I have a question... can't you just define L^\infty as a limit (in p)?

-apk

## Re: L^\infty special?

Won't work for spaces of infinite measure, that

is mu(X)=\infty

For such a space the constant functions are in

L^\infty, but not in any of the L^p.

Doesn't work for spaces of finite measure either

Consider X=[0,1] and f(x) = x

We have ||f||_p = (p+1)^(-p) -> 0

However ||f||_oo = 1

## Re: L^\infty special?

Your example fails : For X=[0,1] and f(x)=x, we have ||f||_p=(p+1)^(-1/p) -> 1 (not (p+1)^(-p)). In fact, the following is true :

THM : For any measure space X and function f in L^\r for some r<\infty, we have lim_{p->\infty}||f||_p=||f||_\infty.
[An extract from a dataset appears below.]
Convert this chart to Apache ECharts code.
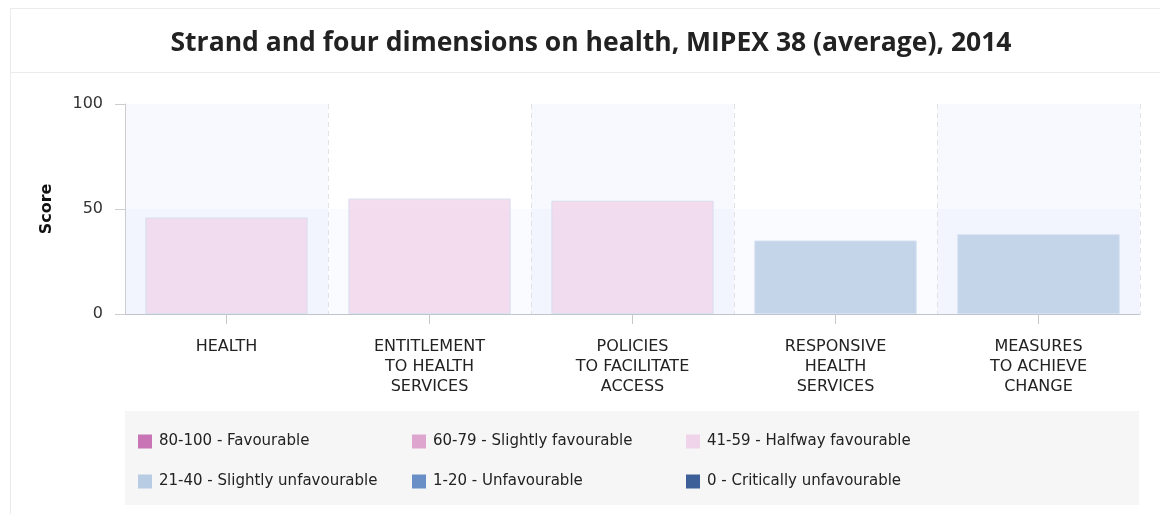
<!DOCTYPE html>
<html>
<head>
<meta charset="utf-8">
<script src="https://cdn.jsdelivr.net/npm/echarts@6/dist/echarts.min.js"></script>
<style>
  html, body { margin: 0; padding: 0; background: #fff; }
  #chart { width: 1160px; height: 514px; }
</style>
</head>
<body>
<div id="chart"></div>
<script>
// ---- data ----
var categories = [
  'HEALTH',
  'ENTITLEMENT\nTO HEALTH\nSERVICES',
  'POLICIES\nTO FACILITATE\nACCESS',
  'RESPONSIVE\nHEALTH\nSERVICES',
  'MEASURES\nTO ACHIEVE\nCHANGE'
];
var scores = [46, 55, 54, 35, 38];
var yTicks = [0, 50, 100];

var legendLabels = [
  '80-100 - Favourable',
  '60-79 - Slightly favourable',
  '41-59 - Halfway favourable',
  '21-40 - Slightly unfavourable',
  '1-20 - Unfavourable',
  '0 - Critically unfavourable'
];
var rangeMin = [80, 60, 41, 21, 1, 0];
var rangeMax = [100, 79, 59, 40, 20, 0];
var legendColors = ['#c974b4', '#dea6cf', '#f0d4ea', '#b8cce4', '#6a8fc6', '#3d6098'];

var titleText = 'Strand and four dimensions on health, MIPEX 38 (average), 2014';

// ---- chart ----
var chart = echarts.init(document.getElementById('chart'), null, { renderer: 'canvas' });

var pieces = rangeMin.map(function (mn, i) {
  return { gte: mn - 0.5, lt: rangeMax[i] + 0.5, color: legendColors[i], label: legendLabels[i] };
});

var graphics = [
  { type: 'rect', silent: true, z: -10, shape: { x: 10.5, y: 8.5, width: 1170, height: 560 },
    style: { fill: '#fff', stroke: '#ebebeb', lineWidth: 1 } },
  { type: 'line', silent: true, z: -9, shape: { x1: 10.5, y1: 72.5, x2: 1160, y2: 72.5 },
    style: { stroke: '#ebebeb', lineWidth: 1 } },
  { type: 'rect', silent: true, z: -8, shape: { x: 125, y: 411, width: 1014, height: 94 },
    style: { fill: '#f6f6f6' } }
];
legendLabels.forEach(function (lab, i) {
  var col = i % 3, row = Math.floor(i / 3);
  var x = 138 + col * 274, yc = 441.5 + row * 40;
  graphics.push({ type: 'rect', silent: true, shape: { x: x, y: yc - 7, width: 14, height: 14 },
    style: { fill: legendColors[i] } });
  graphics.push({ type: 'text', silent: true, x: x + 21, y: yc,
    style: { text: lab, fill: '#222', font: '15px "DejaVu Sans"', verticalAlign: 'middle', align: 'left' } });
});

var option = {
  animation: false,
  backgroundColor: '#fff',
  title: {
    text: titleText,
    left: 586,
    textAlign: 'center',
    top: 25,
    padding: 5,
    textStyle: { fontFamily: '"Open Sans"', fontWeight: 'bold', fontSize: 26.5, color: '#222' }
  },
  grid: { left: 125, right: 20, top: 104, bottom: 200, containLabel: false },
  xAxis: {
    type: 'category',
    data: categories,
    axisLine: { show: true, lineStyle: { color: '#c0c4cc', width: 1 } },
    axisTick: { show: true, alignWithLabel: true, length: 10, lineStyle: { color: '#c8c8c8' } },
    axisLabel: { interval: 0, margin: 23, color: '#222', fontFamily: '"DejaVu Sans"', fontSize: 16, lineHeight: 20 },
    splitLine: { show: true, lineStyle: { color: '#e2e2e6', type: [5, 4], width: 1 } },
    splitArea: { show: true, areaStyle: { color: ['rgba(200,210,245,0.13)', 'rgba(255,255,255,0)'] } }
  },
  yAxis: {
    type: 'value',
    min: yTicks[0],
    max: yTicks[yTicks.length - 1],
    interval: yTicks[1] - yTicks[0],
    name: 'Score',
    nameLocation: 'middle',
    nameGap: 70,
    nameTextStyle: { fontFamily: '"DejaVu Sans"', fontWeight: 'bold', fontSize: 16, color: '#111' },
    axisLine: { show: true, lineStyle: { color: '#ccc' } },
    axisTick: { show: true, length: 10, lineStyle: { color: '#ccc' } },
    axisLabel: { margin: 22, color: '#333', fontFamily: '"DejaVu Sans"', fontSize: 16 },
    splitLine: { show: false },
    splitArea: { show: true, areaStyle: { color: ['rgba(190,215,240,0.09)', 'rgba(255,255,255,0)'] } }
  },
  visualMap: {
    type: 'piecewise',
    show: false,
    dimension: 1,
    seriesIndex: 0,
    pieces: pieces
  },
  series: [{
    type: 'bar',
    data: scores,
    barWidth: '80%',
    itemStyle: { borderColor: '#d3e0f0', borderWidth: 1, opacity: 0.8 },
    emphasis: { disabled: true }
  }],
  graphic: graphics
};
chart.setOption(option);
</script>
</body>
</html>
The proof is a simple exercise with Chebyshev's inequality; see "Lebesgue Integration on Euclidean Space" by Frank Jones, p. 239 for more details.

## Re: L^\infty special?

Thanks. My example does fail - I erred. Thanks also for the THM.

## Re: L^\infty special?

I'm not sure that theorem is entirely true either. Take X to be the

degenerate measure space i.e. any subset including itself has measure 0.

and take f=0 which is in L^r for r<00, but

lim_{p->\infty}||0||_p = 0, and ||0||_\infty = -infinity, by the way

the essential supremum is defined.